How International Businesses Can Stay Audit-Ready Year-Round
Audit readiness is a system, not a sprint.
1. Monthly compliance snapshot
Regular internal reviews help catch changes in ownership, activity, geographies, or payment flows before they trigger external scrutiny.
2. Updating narratives before scaling
Expansion should be documented before it shows up in transactions. New markets, products, or processors need context, not retroactive explanations.
3. Pre-empting bank questions
Audit-ready businesses anticipate what banks will ask and prepare clear explanations in advance, reducing the chance of escalation.
4. 24-hour documentation access
The ability to retrieve accurate, current documents within 24 hours signals control and maturity, lowering perceived risk.

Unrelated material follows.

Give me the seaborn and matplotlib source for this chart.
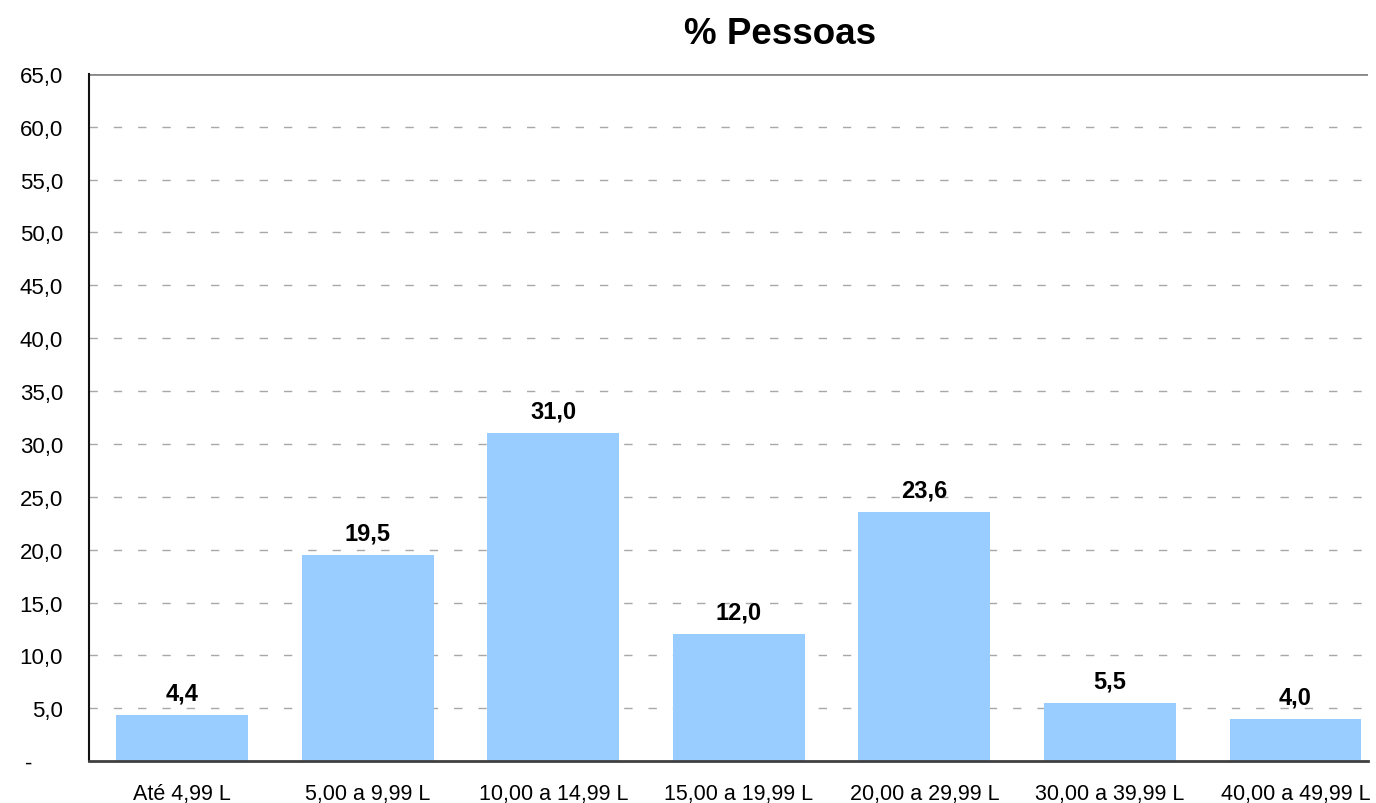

Where Lion Business Co. Fits Into the 2026 Compliance Reality
Lion Business Co. designs business structures and banking strategies that align with how compliance is enforced in real life.
1. Pre-assessment before banking
Risk alignment happens before accounts are opened, not after issues arise.
2. Structuring for future audits
Decisions made today shape how reviews happen tomorrow.
3. Ongoing advisory
Compliance evolves as the business grows. Continuity matters more than setup.
4. Pay-after-approval, done right
Predictable outcomes depend on addressing real risk upfront.
Compliance That Sustains Growth
2026 compliance is not about avoiding rules. It is about building a business banks and regulators can understand, monitor, and support over time. International businesses that prepare before audits happen retain banking stability, scale faster, and avoid costly interruptions.
If your business operates across borders or plans to expand in 2026, a proactive compliance and banking readiness review can prevent months of friction later. Lion Business Co. helps founders design structures that survive audits, not just pass onboarding.
Questions: The Compliance Checklist Global Businesses Face in 2026
1. What is the compliance checklist businesses are audited against in 2026?
It focuses on ownership clarity, business activity alignment, AML logic, payment transparency, data handling, vendor exposure, and governance.
2. Why are banks stricter with international businesses now?
Because regulators expect risk to be identified early, and cross-border operations naturally carry more complexity.
3. Can compliant businesses still lose bank accounts?
Yes. Legal compliance does not guarantee clarity. Banks act on risk perception, not legality alone.
4. How often do compliance audits happen in 2026?
Continuously. Monitoring is ongoing, not annual.
5. How can non-resident founders prepare for compliance reviews?
By building clear structures, maintaining consistent documentation, and addressing risk before growth creates pressure.